Cosmic Close-Up
Move over Hubble. NASA’s James Webb Space Telescope (JWST) is the new kid on the cosmic block and 100 times more powerful. UT Austin faculty and postdoctoral researchers are leading some of the first projects on JWST: COSMOS-Web, which astronomer Caitlin Casey is co-leading, is the largest project in JWST’s first year, and the NGDEEP Survey, co-led by her colleague Steven Finkelstein, is among the largest.
Cosmic Dawn
How did the earliest galaxies form?
How did they transform the universe from opaque to clear? Casey’s & Finkelstein’s projects will study a period soon after the Big Bang known as the Cosmic Dawn using, as Casey puts it, “the most powerful view that we have as humans of the most distant, faint objects in the cosmos.”
A Star is Born
Will Best, a postdoctoral researcher, is leading a project to study low-mass stars and companions of stars that fail to ignite, called brown dwarfs.

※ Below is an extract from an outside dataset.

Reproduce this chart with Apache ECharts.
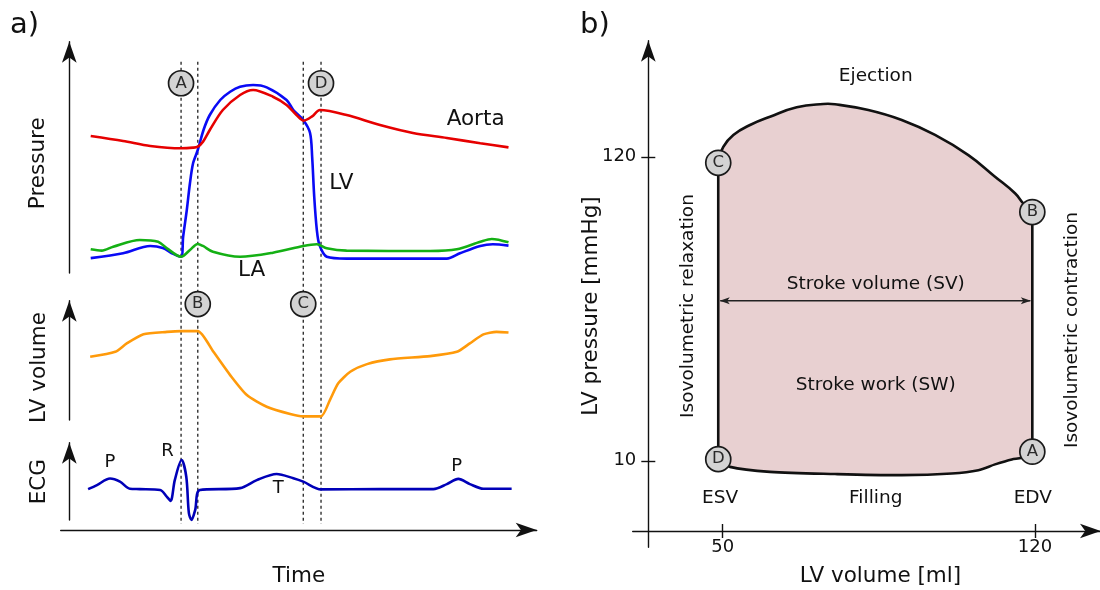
<!DOCTYPE html>
<html>
<head>
<meta charset="utf-8">
<script src="https://cdn.jsdelivr.net/npm/echarts@6/dist/echarts.min.js"></script>
<style>
  html, body { margin: 0; padding: 0; background: #ffffff; }
  #chart { width: 1100px; height: 590px; }
</style>
</head>
<body>
<div id="chart"></div>
<script>
// ---------- a) Wiggers diagram: one cardiac cycle, time in ms ----------
const eventNames = ['A', 'B', 'C', 'D'];
const eventTimes = [174, 206, 408, 442];          // mitral closes, aortic opens, aortic closes, mitral opens

const aortaTime = [1, 63, 115, 174, 197, 206, 216, 229, 254, 287, 312, 350, 376, 395, 409, 425, 440, 491, 555, 618, 683, 747, 801];
const aortaPressure = [87.7, 84.5, 81.3, 79.8, 80.2, 80.8, 84.0, 91.5, 104.3, 113.9, 117.1, 112.8, 107.5, 101.1, 97.5, 100.2, 104.3, 101.1, 94.7, 89.6, 86.4, 83.0, 80.4];

const lvTime = [1, 63, 115, 139, 159, 174, 178, 185, 191, 197, 206, 217, 229, 249, 268, 287, 312, 338, 376, 389, 408, 421, 425, 429, 434, 439, 453, 491, 683, 708, 747, 771, 801];
const lvPressure = [9.5, 12.6, 17.3, 16.0, 12.2, 10.4, 23.2, 40.3, 57.4, 70.2, 78.7, 91.5, 101.1, 110.7, 116.0, 119.2, 120.3, 118.8, 110.7, 104.3, 97.9, 89.6, 74.5, 48.8, 27.5, 17.9, 10.4, 9.2, 9.2, 12.6, 17.3, 18.4, 17.5];

const laTime = [1, 22, 44, 95, 130, 147, 174, 191, 206, 216, 235, 287, 350, 408, 434, 453, 491, 651, 702, 747, 769, 801];
const laPressure = [15.2, 14.3, 16.8, 21.1, 20.0, 15.8, 10.4, 14.7, 18.6, 17.3, 13.6, 10.4, 13.0, 17.3, 18.4, 15.8, 14.3, 14.1, 15.2, 20.0, 21.8, 19.6];

const volumeTime = [0, 48, 70, 102, 147, 174, 206, 236, 268, 300, 338, 383, 408, 442, 459, 475, 498, 530, 574, 651, 702, 727, 753, 778, 801];
const lvVolume = [98.9, 103.0, 109.9, 117.5, 119.4, 120, 120, 103.0, 83.9, 67.5, 57.9, 51.9, 50, 50, 63.4, 77.1, 86.6, 92.9, 96.8, 99.5, 103.0, 109.9, 117.3, 119.4, 118.9];

const ecgTime = [-4, 13, 38, 57, 76, 95, 134, 147, 154, 162, 175, 184, 189, 194, 201, 210, 287, 319, 357, 389, 408, 442, 555, 657, 683, 705, 727, 753, 807];
const ecgValue = [0, 0.13, 0.34, 0.24, 0.01, 0, -0.03, -0.25, -0.38, 0.29, 0.94, 0.40, -0.78, -1.0, -0.68, -0.03, 0.03, 0.29, 0.49, 0.35, 0.24, -0.01, 0, 0, 0.16, 0.33, 0.16, 0.01, 0.01];

// ---------- b) pressure-volume loop ----------
const ejectionVolume = [49.0, 50.13, 52.38, 56.12, 60.6, 66.59, 72.55, 75.17, 82.64, 90.13, 97.59, 105.06, 111.04, 115.52, 117.38, 119.4];
const ejectionPressure = [117.8, 123.6, 127.9, 131.5, 134.5, 137.9, 139.1, 139.0, 136.9, 133.3, 127.9, 120.6, 112.8, 106.8, 103.1, 100.0];
const fillingVolume = [119.4, 117.03, 114.79, 111.04, 107.3, 101.33, 90.13, 75.17, 60.6, 51.64, 49.0];
const fillingPressure = [13.3, 11.1, 10.5, 8.7, 6.6, 5.4, 4.8, 5.2, 6.0, 7.8, 10.6];
const loopPointNames = ['A', 'B', 'C', 'D'];
const loopPointVolume = [119.4, 119.4, 49.0, 49.0];
const loopPointPressure = [13.3, 100.0, 117.8, 10.6];
const volumeTicks = [50, 120];
const pressureTicks = [10, 120];

// ---------- annotation anchors (in data units) ----------
const pressureNotes = [
  { name: 'Aorta', value: [738, 98.4] },
  { name: 'LV', value: [481, 57.4] },
  { name: 'LA', value: [309, 1.9] }
];
const ecgNotes = [
  { name: 'P', value: [38, 0.85] },
  { name: 'R', value: [148, 1.23] },
  { name: 'T', value: [360, 0.03] },
  { name: 'P', value: [702, 0.75] }
];
const eventMarkPressure = 121.4;   // circles A / D sit above the pressure traces
const eventMarkVolume = 142.2;     // circles B / C sit above the volume trace
const svArrowPressure = 67.9;
const loopNotes = [
  { name: 'Ejection', value: [84.3, 149.0] },
  { name: 'Stroke volume (SV)', value: [84.3, 73.8] },
  { name: 'Stroke work (SW)', value: [84.3, 37.2] },
  { name: 'Filling', value: [84.3, -3.6] },
  { name: 'ESV', value: [49.4, -3.7] },
  { name: 'EDV', value: [119.5, -3.7] },
  { name: 'Isovolumetric relaxation', value: [42.3, 66.0], label: { rotate: 90 } },
  { name: 'Isovolumetric contraction', value: [128.4, 57.3], label: { rotate: 90 } }
];

const FONT = 'DejaVu Sans';
const INK = '#111111';
const zip = (xs, ys) => xs.map((x, i) => [x, ys[i]]);

const arrowLine = {
  show: true, onZero: false,
  symbol: ['none', 'arrow'], symbolSize: [11, 21], symbolOffset: [0, 0],
  lineStyle: { color: INK, width: 1.4 }
};
const off = { show: false };
function hiddenAxis(gridIndex, min, max) {
  return { type: 'value', gridIndex, min, max, show: false, axisLine: { show: false, onZero: false }, splitLine: off };
}
function arrowAxis(gridIndex, min, max, position) {
  return { type: 'value', gridIndex, min, max, position, axisLine: arrowLine, axisTick: off, axisLabel: off, splitLine: off };
}
function trace(xi, times, values, color, z, smooth) {
  return {
    type: 'line', xAxisIndex: xi, yAxisIndex: xi, data: zip(times, values),
    symbol: 'none', showSymbol: false, smooth: smooth || 0.3, clip: false, silent: true, z,
    lineStyle: { color, width: 2.6 }, emphasis: { disabled: true }
  };
}
function textMarks(xi, data, size, z) {
  return {
    type: 'scatter', xAxisIndex: xi, yAxisIndex: xi, data, symbolSize: 1, silent: true, z,
    itemStyle: { color: 'transparent', opacity: 1 },
    label: { show: true, position: 'inside', formatter: '{b}', fontSize: size, fontFamily: FONT, color: INK, opacity: 1 },
    emphasis: { disabled: true }
  };
}
function circleMarks(xi, data, z) {
  return {
    type: 'scatter', xAxisIndex: xi, yAxisIndex: xi, data, symbol: 'circle', symbolSize: 25, silent: true, z,
    itemStyle: { color: '#d3d3d3', borderColor: '#1a1a1a', borderWidth: 1.7, opacity: 1 },
    label: { show: true, position: 'inside', formatter: '{b}', fontSize: 16.5, fontFamily: FONT, color: '#2a2a2a' },
    emphasis: { disabled: true }
  };
}
const gridBase = { show: false, containLabel: false, outerBoundsMode: 'none' };

const option = {
  animation: false,
  backgroundColor: '#ffffff',
  textStyle: { fontFamily: FONT },
  grid: [
    Object.assign({ left: 69.3, top: 41.7, width: 467.4, height: 231.3 }, gridBase),  // pressure
    Object.assign({ left: 69.3, top: 300.7, width: 467.4, height: 119.3 }, gridBase), // LV volume
    Object.assign({ left: 69.3, top: 442.7, width: 467.4, height: 77.3 }, gridBase),  // ECG
    Object.assign({ left: 60.7, top: 41.7, width: 476.0, height: 488.3 }, gridBase),  // time axis
    Object.assign({ left: 648.3, top: 40.7, width: 451.7, height: 506.6 }, gridBase), // PV loop
    Object.assign({ left: 632.7, top: 40.7, width: 468.3, height: 490.3 }, gridBase)  // LV volume axis
  ],
  xAxis: [
    hiddenAxis(0, -40, 855),
    hiddenAxis(1, -40, 855),
    hiddenAxis(2, -40, 855),
    arrowAxis(3, -56.5, 855, 'bottom'),
    hiddenAxis(4, 33.32, 134.57),
    {
      type: 'value', gridIndex: 5, min: 29.83, max: 134.80, position: 'bottom',
      axisLine: arrowLine,
      axisTick: { show: true, inside: false, length: 7, customValues: volumeTicks, lineStyle: { color: INK, width: 1.4 } },
      axisLabel: { show: true, customValues: volumeTicks, margin: 7, fontSize: 18, fontFamily: FONT, color: INK },
      splitLine: off
    },
    {
      type: 'value', gridIndex: 5, min: 29.83, max: 134.80, position: 'bottom',
      axisLine: { show: false, onZero: false },
      axisTick: { show: true, inside: true, length: 7, customValues: volumeTicks, lineStyle: { color: INK, width: 1.4 } },
      axisLabel: off, splitLine: off
    }
  ],
  yAxis: [
    arrowAxis(0, 0, 148, 'left'),
    arrowAxis(1, 47, 145, 'left'),
    arrowAxis(2, -1, 1.5, 'left'),
    hiddenAxis(3, 0, 1),
    {
      type: 'value', gridIndex: 4, min: -21.3, max: 162, position: 'left',
      axisLine: arrowLine,
      axisTick: { show: true, inside: false, length: 7, customValues: pressureTicks, lineStyle: { color: INK, width: 1.4 } },
      axisLabel: { show: true, customValues: pressureTicks, margin: 12, fontSize: 18, fontFamily: FONT, color: INK },
      splitLine: off
    },
    {
      type: 'value', gridIndex: 4, min: -21.3, max: 162, position: 'left',
      axisLine: { show: false, onZero: false },
      axisTick: { show: true, inside: true, length: 7, customValues: pressureTicks, lineStyle: { color: INK, width: 1.4 } },
      axisLabel: off, splitLine: off
    },
    hiddenAxis(5, 0, 1)
  ],
  series: [
    // dotted event markers spanning all three traces
    {
      type: 'custom', xAxisIndex: 3, yAxisIndex: 3, silent: true, z: 1, clip: false,
      data: eventTimes.map(t => [t, 0]),
      renderItem(params, api) {
        const x = api.coord([api.value(0), 0])[0];
        const cs = params.coordSys;
        return {
          type: 'line',
          shape: { x1: x, y1: cs.y + 20, x2: x, y2: cs.y + cs.height - 6 },
          style: { stroke: '#222222', lineWidth: 1.3, lineDash: [3, 3] }
        };
      }
    },
    trace(0, lvTime, lvPressure, '#0a0af5', 3),
    trace(0, laTime, laPressure, '#14b014', 4),
    trace(0, aortaTime, aortaPressure, '#e60000', 5),
    trace(1, volumeTime, lvVolume, '#ff9a0a', 3, 0.22),
    trace(2, ecgTime, ecgValue, '#0000b8', 3),
    textMarks(0, pressureNotes, 21.5, 6),
    textMarks(2, ecgNotes, 18, 6),
    circleMarks(0, [0, 3].map(i => ({ name: eventNames[i], value: [eventTimes[i], eventMarkPressure] })), 10),
    circleMarks(1, [1, 2].map(i => ({ name: eventNames[i], value: [eventTimes[i], eventMarkVolume] })), 10),
    // PV loop: filled area, ejection and filling limbs, isovolumetric walls, SV arrow
    {
      type: 'custom', xAxisIndex: 4, yAxisIndex: 4, silent: true, z: 2, clip: false,
      data: [[80, 60]],
      renderItem(params, api) {
        const top = ejectionVolume.map((v, i) => api.coord([v, ejectionPressure[i]]));
        const bottom = fillingVolume.map((v, i) => api.coord([v, fillingPressure[i]]));
        const edge = { stroke: INK, lineWidth: 2.6, fill: null };
        const esv = fillingVolume[fillingVolume.length - 1];
        const edv = fillingVolume[0];
        const a0 = api.coord([esv, svArrowPressure]);
        const a1 = api.coord([edv, svArrowPressure]);
        const ah = 10, aw = 3.5, ink = '#222222';
        return {
          type: 'group',
          children: [
            { type: 'polygon', shape: { points: top.concat(bottom) }, style: { fill: '#e8d0d1', stroke: null } },
            { type: 'polyline', shape: { points: top, smooth: 0.45 }, style: edge },
            { type: 'polyline', shape: { points: bottom, smooth: 0.3 }, style: edge },
            { type: 'line', shape: { x1: top[top.length - 1][0], y1: top[top.length - 1][1], x2: bottom[0][0], y2: bottom[0][1] }, style: edge },
            { type: 'line', shape: { x1: bottom[bottom.length - 1][0], y1: bottom[bottom.length - 1][1], x2: top[0][0], y2: top[0][1] }, style: edge },
            { type: 'line', shape: { x1: a0[0] + 2, y1: a0[1], x2: a1[0] - 2, y2: a1[1] }, style: { stroke: ink, lineWidth: 1.3 } },
            { type: 'polygon', shape: { points: [[a0[0] + 1.5, a0[1]], [a0[0] + 1.5 + ah, a0[1] - aw], [a0[0] + 1.5 + ah * 0.75, a0[1]], [a0[0] + 1.5 + ah, a0[1] + aw]] }, style: { fill: ink } },
            { type: 'polygon', shape: { points: [[a1[0] - 1.5, a1[1]], [a1[0] - 1.5 - ah, a1[1] - aw], [a1[0] - 1.5 - ah * 0.75, a1[1]], [a1[0] - 1.5 - ah, a1[1] + aw]] }, style: { fill: ink } }
          ]
        };
      }
    },
    textMarks(4, loopNotes, 18.5, 6),
    circleMarks(4, loopPointNames.map((n, i) => ({ name: n, value: [loopPointVolume[i], loopPointPressure[i]] })), 10)
  ],
  graphic: [
    { type: 'text', x: 10, y: 25, style: { text: 'a)', font: '29px "DejaVu Sans"', fill: INK, align: 'left', verticalAlign: 'middle' } },
    { type: 'text', x: 580, y: 25, style: { text: 'b)', font: '29px "DejaVu Sans"', fill: INK, align: 'left', verticalAlign: 'middle' } },
    { type: 'text', x: 38.6, y: 163.3, rotation: Math.PI / 2, style: { text: 'Pressure', font: '21.5px "DejaVu Sans"', fill: INK, align: 'center', verticalAlign: 'middle' } },
    { type: 'text', x: 39.5, y: 367.5, rotation: Math.PI / 2, style: { text: 'LV volume', font: '21.5px "DejaVu Sans"', fill: INK, align: 'center', verticalAlign: 'middle' } },
    { type: 'text', x: 39.5, y: 481.7, rotation: Math.PI / 2, style: { text: 'ECG', font: '21.5px "DejaVu Sans"', fill: INK, align: 'center', verticalAlign: 'middle' } },
    { type: 'text', x: 298.8, y: 576, style: { text: 'Time', font: '21.5px "DejaVu Sans"', fill: INK, align: 'center', verticalAlign: 'middle' } },
    { type: 'text', x: 591.7, y: 306, rotation: Math.PI / 2, style: { text: 'LV pressure [mmHg]', font: '21.5px "DejaVu Sans"', fill: INK, align: 'center', verticalAlign: 'middle' } },
    { type: 'text', x: 880.5, y: 576, style: { text: 'LV volume [ml]', font: '21.5px "DejaVu Sans"', fill: INK, align: 'center', verticalAlign: 'middle' } }
  ]
};

const chart = echarts.init(document.getElementById('chart'), null, { renderer: 'canvas' });
chart.setOption(option);
</script>
</body>
</html>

By determining their mass distributions, Best hopes to clarify the physics of star formation.
Spin Cycle
Giant planets start out as solid cores that snag most of their mass from a swirling disk of gas encircling them like a hula hoop. Brendan Bowler leads a project studying these disks to better understand how giant planets and their moons form. Discoveries could offer lessons about exoplanet habitability.